+++ Material +++

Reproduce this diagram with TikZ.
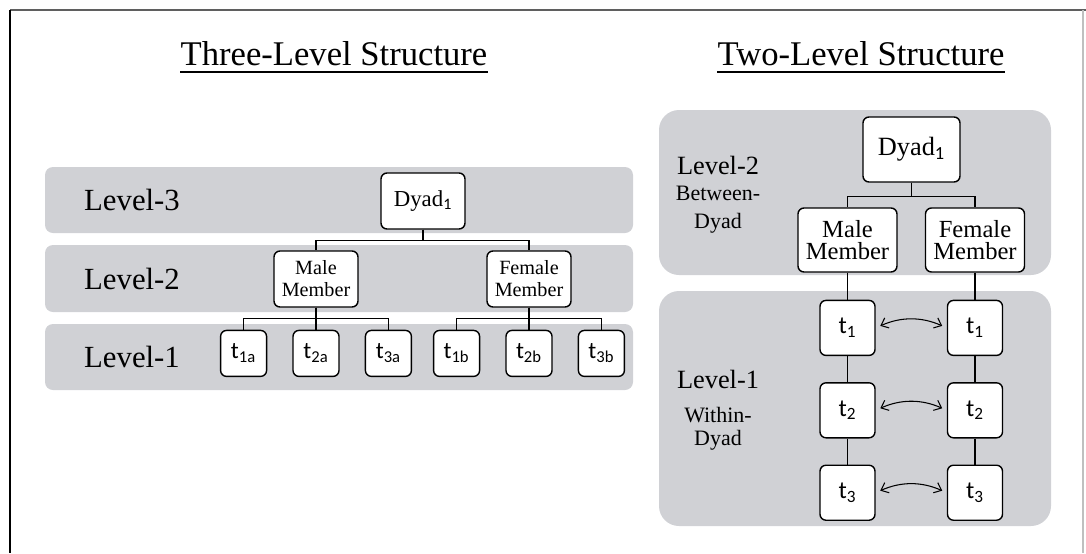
\documentclass[tikz,border=0pt]{standalone}
\usepackage{fontspec}
\setmainfont{Liberation Serif}
\newfontfamily\tfont{Carlito}
\usetikzlibrary{arrows.meta,positioning}

\definecolor{bandgray}{RGB}{208,209,213}
\definecolor{framegray}{RGB}{95,95,95}

% time-point label: sans t with sans subscript
\newcommand{\tp}[1]{{\tfont t\textsubscript{#1}}}
\newcommand{\dyadlabel}{Dyad\textsubscript{\tfont 1}}

\begin{document}
\begin{tikzpicture}[
  x=0.2mm, y=-0.2mm,
  band/.style={fill=bandgray, rounded corners=1.6mm},
  wideband/.style={fill=bandgray, rounded corners=4mm},
  unit/.style={draw, fill=white, rounded corners=1.2mm, line width=0.8pt, align=center, inner sep=1pt},
  dyadL/.style={unit, minimum width=16.8mm, minimum height=11.2mm, font=\fontsize{13}{15}\selectfont},
  memberL/.style={unit, minimum width=16.8mm, minimum height=11.2mm, font=\fontsize{11.5}{12.5}\selectfont},
  tL/.style={unit, minimum width=9.2mm, minimum height=9.2mm, font=\fontsize{13.5}{15}\selectfont},
  dyadR/.style={unit, minimum width=19.4mm, minimum height=13mm, font=\fontsize{15}{17}\selectfont},
  memberR/.style={unit, minimum width=19.8mm, minimum height=12.8mm, font=\fontsize{14}{12.5}\selectfont},
  tR/.style={unit, minimum width=11mm, minimum height=11mm, font=\fontsize{14}{15}\selectfont},
  level/.style={font=\fontsize{17.5}{20}\selectfont},
  levelR/.style={font=\fontsize{15}{17}\selectfont},
  title/.style={inner sep=0pt, font=\fontsize{19.7}{22}\selectfont},
  link/.style={line width=0.6pt},
  pair/.style={{Straight Barb[length=1.3mm,width=2.2mm]}-{Straight Barb[length=1.3mm,width=2.2mm]}, line width=0.6pt, shorten <=1mm, shorten >=1mm}
]
\useasboundingbox (0,0) rectangle (1086,553);

% frame
\draw[framegray, line width=0.8pt] (10,10) -- (1086,10);
\draw[black, line width=0.8pt] (10,10) -- (10,553);
\draw[black!25, line width=0.6pt] (1083,10) -- (1083,553);

% titles
\node[title, anchor=base] (titleL) at (334,65) {Three-Level Structure};
\node[title, anchor=base] (titleR) at (861,65) {Two-Level Structure};
\draw[line width=1.1pt] ([yshift=-4pt]titleL.base west) -- ([yshift=-4pt]titleL.base east);
\draw[line width=1.1pt] ([yshift=-4pt]titleR.base west) -- ([yshift=-4pt]titleR.base east);

% three-level bands
\fill[band] (45,167) rectangle (633,233);
\fill[band] (45,245) rectangle (633,312);
\fill[band] (45,324) rectangle (633,390);
\node[level] (lev3) at (132,200) {Level-3};
\node[level] (lev2) at (132,279) {Level-2};
\node[level] (lev1) at (132,357) {Level-1};

\node[dyadL] (dyad) at (423,201) {\dyadlabel};
\node[memberL] (male) at (316,279) {Male\\Member};
\node[memberL] (female) at (529,279) {Female\\Member};
\node[tL, below=4.4mm of male] (t2a) {\tp{2a}};
\node[tL, left=5mm of t2a] (t1a) {\tp{1a}};
\node[tL, right=5mm of t2a] (t3a) {\tp{3a}};
\node[tL, below=4.4mm of female] (t2b) {\tp{2b}};
\node[tL, left=5mm of t2b] (t1b) {\tp{1b}};
\node[tL, right=5mm of t2b] (t3b) {\tp{3b}};

\draw[link] (dyad.south) -- ++(0,11) -| (male.north);
\draw[link] (dyad.south) -- ++(0,11) -| (female.north);
\foreach \t in {t1a,t2a,t3a}
  \draw[link] (male.south) -- ++(0,11) -| (\t.north);
\foreach \t in {t1b,t2b,t3b}
  \draw[link] (female.south) -- ++(0,11) -| (\t.north);

% two-level bands
\fill[wideband] (659,110) rectangle (1051,275);
\fill[wideband] (659,291) rectangle (1051,526);
\node[levelR, anchor=base] (levB) at (718,174) {Level-2};
\node[align=center, font=\fontsize{12.5}{16}\selectfont] (between) at (718,210) {Between-\\Dyad};
\node[levelR, anchor=base] (levW) at (718,388) {Level-1};
\node[align=center, font=\fontsize{12.5}{13}\selectfont] (within) at (718,429) {Within-\\Dyad};

\node[dyadR] (dyadR) at (911.5,149.5) {\dyadlabel};
\node[memberR] (maleR) at (847.5,240) {Male\\Member};
\node[memberR] (femaleR) at (975,240) {Female\\Member};
\node[tR, below=5.4mm of maleR] (m1) {\tp{1}};
\node[tR, below=5.2mm of m1] (m2) {\tp{2}};
\node[tR, below=5.2mm of m2] (m3) {\tp{3}};
\node[tR, below=5.4mm of femaleR] (f1) {\tp{1}};
\node[tR, below=5.2mm of f1] (f2) {\tp{2}};
\node[tR, below=5.2mm of f2] (f3) {\tp{3}};

\draw[link] (dyadR.south) -- ++(0,14) -| (maleR.north);
\draw[link] (dyadR.south) -- ++(0,14) -| (femaleR.north);
\draw[link] (maleR) -- (m1) -- (m2) -- (m3);
\draw[link] (femaleR) -- (f1) -- (f2) -- (f3);
\foreach \i in {1,2,3}
  \draw[pair] (m\i.east) to[bend left=24] (f\i.west);
\end{tikzpicture}
\end{document}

+++

Without the pictures, retype the whole of the material above exactly.

- _Exercise solution_
Reproduce this diagram with TikZ.
\documentclass[tikz,border=0pt]{standalone}
\usepackage{fontspec}
\setmainfont{Liberation Serif}
\newfontfamily\tfont{Carlito}
\usetikzlibrary{arrows.meta,positioning}

\definecolor{bandgray}{RGB}{208,209,213}
\definecolor{framegray}{RGB}{95,95,95}

% time-point label: sans t with sans subscript
\newcommand{\tp}[1]{{\tfont t\textsubscript{#1}}}
\newcommand{\dyadlabel}{Dyad\textsubscript{\tfont 1}}

\begin{document}
\begin{tikzpicture}[
  x=0.2mm, y=-0.2mm,
  band/.style={fill=bandgray, rounded corners=1.6mm},
  wideband/.style={fill=bandgray, rounded corners=4mm},
  unit/.style={draw, fill=white, rounded corners=1.2mm, line width=0.8pt, align=center, inner sep=1pt},
  dyadL/.style={unit, minimum width=16.8mm, minimum height=11.2mm, font=\fontsize{13}{15}\selectfont},
  memberL/.style={unit, minimum width=16.8mm, minimum height=11.2mm, font=\fontsize{11.5}{12.5}\selectfont},
  tL/.style={unit, minimum width=9.2mm, minimum height=9.2mm, font=\fontsize{13.5}{15}\selectfont},
  dyadR/.style={unit, minimum width=19.4mm, minimum height=13mm, font=\fontsize{15}{17}\selectfont},
  memberR/.style={unit, minimum width=19.8mm, minimum height=12.8mm, font=\fontsize{14}{12.5}\selectfont},
  tR/.style={unit, minimum width=11mm, minimum height=11mm, font=\fontsize{14}{15}\selectfont},
  level/.style={font=\fontsize{17.5}{20}\selectfont},
  levelR/.style={font=\fontsize{15}{17}\selectfont},
  title/.style={inner sep=0pt, font=\fontsize{19.7}{22}\selectfont},
  link/.style={line width=0.6pt},
  pair/.style={{Straight Barb[length=1.3mm,width=2.2mm]}-{Straight Barb[length=1.3mm,width=2.2mm]}, line width=0.6pt, shorten <=1mm, shorten >=1mm}
]
\useasboundingbox (0,0) rectangle (1086,553);

% frame
\draw[framegray, line width=0.8pt] (10,10) -- (1086,10);
\draw[black, line width=0.8pt] (10,10) -- (10,553);
\draw[black!25, line width=0.6pt] (1083,10) -- (1083,553);

% titles
\node[title, anchor=base] (titleL) at (334,65) {Three-Level Structure};
\node[title, anchor=base] (titleR) at (861,65) {Two-Level Structure};
\draw[line width=1.1pt] ([yshift=-4pt]titleL.base west) -- ([yshift=-4pt]titleL.base east);
\draw[line width=1.1pt] ([yshift=-4pt]titleR.base west) -- ([yshift=-4pt]titleR.base east);

% three-level bands
\fill[band] (45,167) rectangle (633,233);
\fill[band] (45,245) rectangle (633,312);
\fill[band] (45,324) rectangle (633,390);
\node[level] (lev3) at (132,200) {Level-3};
\node[level] (lev2) at (132,279) {Level-2};
\node[level] (lev1) at (132,357) {Level-1};

\node[dyadL] (dyad) at (423,201) {\dyadlabel};
\node[memberL] (male) at (316,279) {Male\\Member};
\node[memberL] (female) at (529,279) {Female\\Member};
\node[tL, below=4.4mm of male] (t2a) {\tp{2a}};
\node[tL, left=5mm of t2a] (t1a) {\tp{1a}};
\node[tL, right=5mm of t2a] (t3a) {\tp{3a}};
\node[tL, below=4.4mm of female] (t2b) {\tp{2b}};
\node[tL, left=5mm of t2b] (t1b) {\tp{1b}};
\node[tL, right=5mm of t2b] (t3b) {\tp{3b}};

\draw[link] (dyad.south) -- ++(0,11) -| (male.north);
\draw[link] (dyad.south) -- ++(0,11) -| (female.north);
\foreach \t in {t1a,t2a,t3a}
  \draw[link] (male.south) -- ++(0,11) -| (\t.north);
\foreach \t in {t1b,t2b,t3b}
  \draw[link] (female.south) -- ++(0,11) -| (\t.north);

% two-level bands
\fill[wideband] (659,110) rectangle (1051,275);
\fill[wideband] (659,291) rectangle (1051,526);
\node[levelR, anchor=base] (levB) at (718,174) {Level-2};
\node[align=center, font=\fontsize{12.5}{16}\selectfont] (between) at (718,210) {Between-\\Dyad};
\node[levelR, anchor=base] (levW) at (718,388) {Level-1};
\node[align=center, font=\fontsize{12.5}{13}\selectfont] (within) at (718,429) {Within-\\Dyad};

\node[dyadR] (dyadR) at (911.5,149.5) {\dyadlabel};
\node[memberR] (maleR) at (847.5,240) {Male\\Member};
\node[memberR] (femaleR) at (975,240) {Female\\Member};
\node[tR, below=5.4mm of maleR] (m1) {\tp{1}};
\node[tR, below=5.2mm of m1] (m2) {\tp{2}};
\node[tR, below=5.2mm of m2] (m3) {\tp{3}};
\node[tR, below=5.4mm of femaleR] (f1) {\tp{1}};
\node[tR, below=5.2mm of f1] (f2) {\tp{2}};
\node[tR, below=5.2mm of f2] (f3) {\tp{3}};

\draw[link] (dyadR.south) -- ++(0,14) -| (maleR.north);
\draw[link] (dyadR.south) -- ++(0,14) -| (femaleR.north);
\draw[link] (maleR) -- (m1) -- (m2) -- (m3);
\draw[link] (femaleR) -- (f1) -- (f2) -- (f3);
\foreach \i in {1,2,3}
  \draw[pair] (m\i.east) to[bend left=24] (f\i.west);
\end{tikzpicture}
\end{document}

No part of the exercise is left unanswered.